== Exercise requirements ==
Retype the opening lines of the data exactly, stopping after the line that contains "fontsize=23, fontweight='bold', labelpad=6)". Skip every picture.

== Source data ==
* begin *
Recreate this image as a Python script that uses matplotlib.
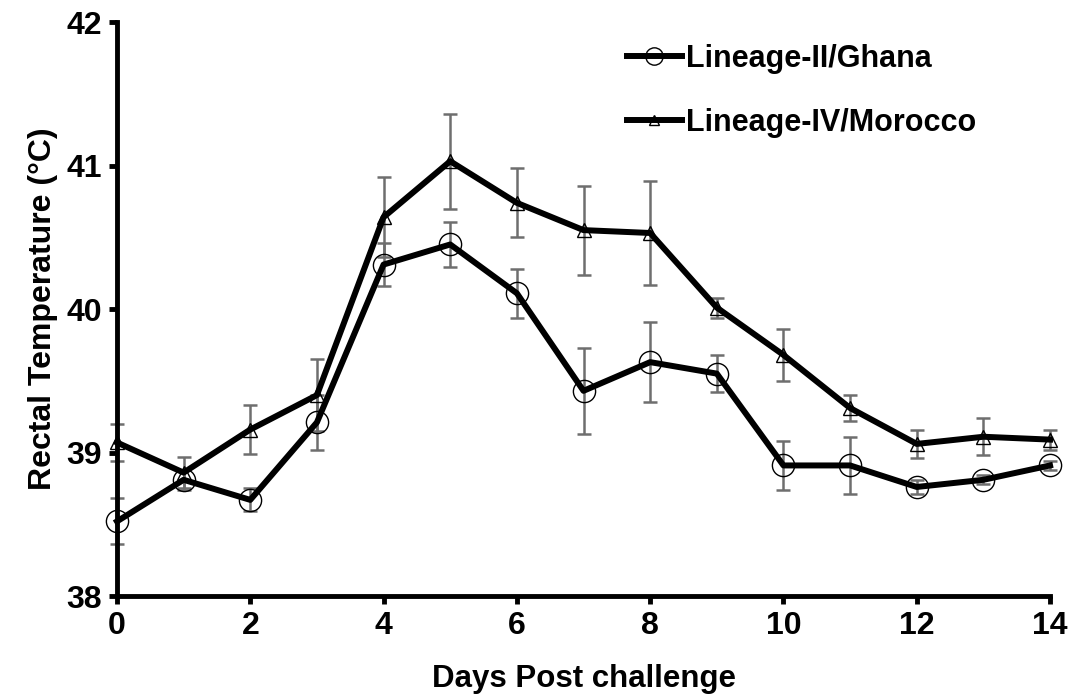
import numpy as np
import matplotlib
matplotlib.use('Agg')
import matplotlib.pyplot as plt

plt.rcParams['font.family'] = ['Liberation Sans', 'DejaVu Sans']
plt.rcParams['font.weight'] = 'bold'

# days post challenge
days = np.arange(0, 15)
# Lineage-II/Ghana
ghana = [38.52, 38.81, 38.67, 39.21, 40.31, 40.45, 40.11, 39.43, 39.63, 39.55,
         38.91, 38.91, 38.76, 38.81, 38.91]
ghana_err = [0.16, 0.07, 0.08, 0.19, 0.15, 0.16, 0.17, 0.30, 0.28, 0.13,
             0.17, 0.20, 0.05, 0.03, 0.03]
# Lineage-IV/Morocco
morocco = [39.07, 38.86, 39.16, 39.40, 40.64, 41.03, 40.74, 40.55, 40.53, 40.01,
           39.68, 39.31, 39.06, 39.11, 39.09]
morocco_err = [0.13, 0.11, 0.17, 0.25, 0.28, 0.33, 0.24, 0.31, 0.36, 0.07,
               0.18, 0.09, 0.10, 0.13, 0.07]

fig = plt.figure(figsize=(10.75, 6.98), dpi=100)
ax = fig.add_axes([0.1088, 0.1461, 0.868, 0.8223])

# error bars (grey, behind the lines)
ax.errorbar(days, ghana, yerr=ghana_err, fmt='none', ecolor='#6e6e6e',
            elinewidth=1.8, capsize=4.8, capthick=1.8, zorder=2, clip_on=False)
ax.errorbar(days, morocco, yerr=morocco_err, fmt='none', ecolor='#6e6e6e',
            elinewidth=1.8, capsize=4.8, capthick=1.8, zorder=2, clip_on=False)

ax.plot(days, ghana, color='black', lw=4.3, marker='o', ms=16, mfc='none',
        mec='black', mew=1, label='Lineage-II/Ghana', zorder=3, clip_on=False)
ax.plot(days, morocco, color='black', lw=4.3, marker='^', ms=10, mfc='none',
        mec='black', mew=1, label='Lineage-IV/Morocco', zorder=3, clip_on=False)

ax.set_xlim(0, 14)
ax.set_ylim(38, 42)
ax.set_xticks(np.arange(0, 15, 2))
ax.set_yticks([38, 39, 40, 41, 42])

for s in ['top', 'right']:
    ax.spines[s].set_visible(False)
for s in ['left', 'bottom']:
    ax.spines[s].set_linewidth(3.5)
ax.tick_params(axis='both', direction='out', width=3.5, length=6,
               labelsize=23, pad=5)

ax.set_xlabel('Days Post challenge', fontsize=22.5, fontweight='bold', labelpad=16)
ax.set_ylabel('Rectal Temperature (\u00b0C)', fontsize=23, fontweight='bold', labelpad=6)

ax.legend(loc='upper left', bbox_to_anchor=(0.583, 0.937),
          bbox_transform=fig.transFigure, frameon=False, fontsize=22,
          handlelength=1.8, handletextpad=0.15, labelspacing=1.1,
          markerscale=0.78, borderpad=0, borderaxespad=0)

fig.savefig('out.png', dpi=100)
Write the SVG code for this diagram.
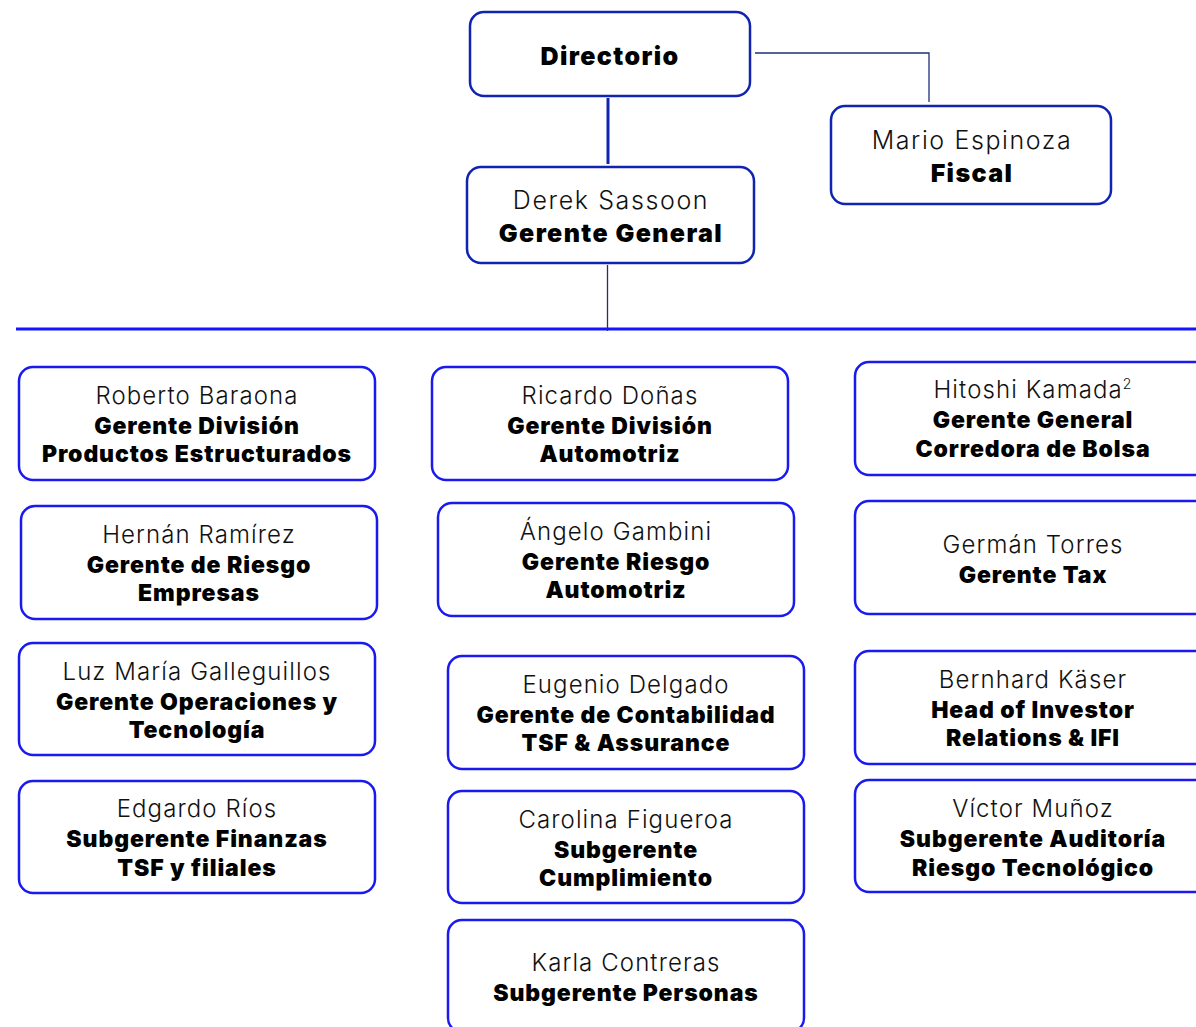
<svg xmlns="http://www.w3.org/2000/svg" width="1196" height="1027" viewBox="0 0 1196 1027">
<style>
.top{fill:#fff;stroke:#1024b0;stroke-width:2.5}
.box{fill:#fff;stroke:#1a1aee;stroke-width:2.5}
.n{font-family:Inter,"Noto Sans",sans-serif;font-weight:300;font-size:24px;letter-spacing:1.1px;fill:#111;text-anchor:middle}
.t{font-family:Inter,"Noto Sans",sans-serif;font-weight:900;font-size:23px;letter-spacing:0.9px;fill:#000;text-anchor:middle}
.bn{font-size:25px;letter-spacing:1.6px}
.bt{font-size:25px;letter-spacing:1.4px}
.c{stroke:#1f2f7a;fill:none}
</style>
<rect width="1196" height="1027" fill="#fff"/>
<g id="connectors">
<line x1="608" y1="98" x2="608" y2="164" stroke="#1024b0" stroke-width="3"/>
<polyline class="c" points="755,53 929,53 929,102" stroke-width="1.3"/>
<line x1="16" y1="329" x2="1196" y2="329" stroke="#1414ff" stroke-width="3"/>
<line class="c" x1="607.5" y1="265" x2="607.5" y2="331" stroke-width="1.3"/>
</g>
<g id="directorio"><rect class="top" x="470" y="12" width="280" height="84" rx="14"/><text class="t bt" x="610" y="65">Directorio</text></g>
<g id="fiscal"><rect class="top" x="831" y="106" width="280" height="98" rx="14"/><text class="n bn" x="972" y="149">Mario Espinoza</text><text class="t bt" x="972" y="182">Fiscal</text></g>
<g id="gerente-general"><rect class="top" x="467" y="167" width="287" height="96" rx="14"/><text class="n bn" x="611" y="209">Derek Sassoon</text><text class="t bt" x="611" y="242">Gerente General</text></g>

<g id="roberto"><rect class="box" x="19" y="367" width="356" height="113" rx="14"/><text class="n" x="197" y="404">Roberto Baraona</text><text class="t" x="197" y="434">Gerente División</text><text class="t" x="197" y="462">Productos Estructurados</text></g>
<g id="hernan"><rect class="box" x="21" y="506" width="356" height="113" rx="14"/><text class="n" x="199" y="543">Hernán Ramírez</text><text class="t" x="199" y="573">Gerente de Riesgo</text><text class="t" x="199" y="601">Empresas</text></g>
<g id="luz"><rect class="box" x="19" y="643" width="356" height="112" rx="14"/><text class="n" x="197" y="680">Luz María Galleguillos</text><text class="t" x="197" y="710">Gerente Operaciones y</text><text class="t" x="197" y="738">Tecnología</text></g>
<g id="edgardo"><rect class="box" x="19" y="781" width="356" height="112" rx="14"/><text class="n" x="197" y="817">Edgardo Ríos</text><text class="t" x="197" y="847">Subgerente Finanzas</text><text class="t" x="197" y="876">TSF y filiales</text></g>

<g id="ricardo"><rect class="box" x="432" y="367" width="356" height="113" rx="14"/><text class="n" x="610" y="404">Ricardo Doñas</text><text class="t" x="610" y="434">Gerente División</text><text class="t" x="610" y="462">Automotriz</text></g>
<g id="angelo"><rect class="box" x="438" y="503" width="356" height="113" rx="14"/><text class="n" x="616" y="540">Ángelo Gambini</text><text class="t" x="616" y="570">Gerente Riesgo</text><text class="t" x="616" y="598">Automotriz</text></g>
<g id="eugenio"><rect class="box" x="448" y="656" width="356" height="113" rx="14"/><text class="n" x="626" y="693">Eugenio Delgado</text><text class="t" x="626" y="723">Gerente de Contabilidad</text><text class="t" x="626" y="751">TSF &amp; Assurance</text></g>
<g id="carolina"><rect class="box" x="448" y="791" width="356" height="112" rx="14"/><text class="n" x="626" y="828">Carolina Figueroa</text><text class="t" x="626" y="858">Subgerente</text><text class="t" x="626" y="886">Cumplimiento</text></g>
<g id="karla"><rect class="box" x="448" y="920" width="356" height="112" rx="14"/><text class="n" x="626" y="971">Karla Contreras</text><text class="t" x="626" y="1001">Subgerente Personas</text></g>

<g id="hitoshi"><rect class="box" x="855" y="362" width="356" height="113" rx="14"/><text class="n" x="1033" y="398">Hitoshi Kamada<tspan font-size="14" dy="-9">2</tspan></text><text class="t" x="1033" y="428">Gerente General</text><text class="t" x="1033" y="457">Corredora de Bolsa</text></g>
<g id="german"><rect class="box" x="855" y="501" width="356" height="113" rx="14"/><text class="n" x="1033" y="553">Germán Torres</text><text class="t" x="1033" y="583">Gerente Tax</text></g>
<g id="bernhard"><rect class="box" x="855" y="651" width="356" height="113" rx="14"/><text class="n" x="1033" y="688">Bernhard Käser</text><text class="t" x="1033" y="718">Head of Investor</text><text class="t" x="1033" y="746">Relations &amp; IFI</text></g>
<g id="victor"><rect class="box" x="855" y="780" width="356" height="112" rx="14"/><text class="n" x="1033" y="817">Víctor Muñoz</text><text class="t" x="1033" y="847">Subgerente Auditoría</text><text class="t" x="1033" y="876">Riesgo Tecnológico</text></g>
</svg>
* end *
== Output for this exercise ==
Recreate this image as a Python script that uses matplotlib.
import numpy as np
import matplotlib
matplotlib.use('Agg')
import matplotlib.pyplot as plt

plt.rcParams['font.family'] = ['Liberation Sans', 'DejaVu Sans']
plt.rcParams['font.weight'] = 'bold'

# days post challenge
days = np.arange(0, 15)
# Lineage-II/Ghana
ghana = [38.52, 38.81, 38.67, 39.21, 40.31, 40.45, 40.11, 39.43, 39.63, 39.55,
         38.91, 38.91, 38.76, 38.81, 38.91]
ghana_err = [0.16, 0.07, 0.08, 0.19, 0.15, 0.16, 0.17, 0.30, 0.28, 0.13,
             0.17, 0.20, 0.05, 0.03, 0.03]
# Lineage-IV/Morocco
morocco = [39.07, 38.86, 39.16, 39.40, 40.64, 41.03, 40.74, 40.55, 40.53, 40.01,
           39.68, 39.31, 39.06, 39.11, 39.09]
morocco_err = [0.13, 0.11, 0.17, 0.25, 0.28, 0.33, 0.24, 0.31, 0.36, 0.07,
               0.18, 0.09, 0.10, 0.13, 0.07]

fig = plt.figure(figsize=(10.75, 6.98), dpi=100)
ax = fig.add_axes([0.1088, 0.1461, 0.868, 0.8223])

# error bars (grey, behind the lines)
ax.errorbar(days, ghana, yerr=ghana_err, fmt='none', ecolor='#6e6e6e',
            elinewidth=1.8, capsize=4.8, capthick=1.8, zorder=2, clip_on=False)
ax.errorbar(days, morocco, yerr=morocco_err, fmt='none', ecolor='#6e6e6e',
            elinewidth=1.8, capsize=4.8, capthick=1.8, zorder=2, clip_on=False)

ax.plot(days, ghana, color='black', lw=4.3, marker='o', ms=16, mfc='none',
        mec='black', mew=1, label='Lineage-II/Ghana', zorder=3, clip_on=False)
ax.plot(days, morocco, color='black', lw=4.3, marker='^', ms=10, mfc='none',
        mec='black', mew=1, label='Lineage-IV/Morocco', zorder=3, clip_on=False)

ax.set_xlim(0, 14)
ax.set_ylim(38, 42)
ax.set_xticks(np.arange(0, 15, 2))
ax.set_yticks([38, 39, 40, 41, 42])

for s in ['top', 'right']:
    ax.spines[s].set_visible(False)
for s in ['left', 'bottom']:
    ax.spines[s].set_linewidth(3.5)
ax.tick_params(axis='both', direction='out', width=3.5, length=6,
               labelsize=23, pad=5)

ax.set_xlabel('Days Post challenge', fontsize=22.5, fontweight='bold', labelpad=16)
ax.set_ylabel('Rectal Temperature (\u00b0C)', fontsize=23, fontweight='bold', labelpad=6)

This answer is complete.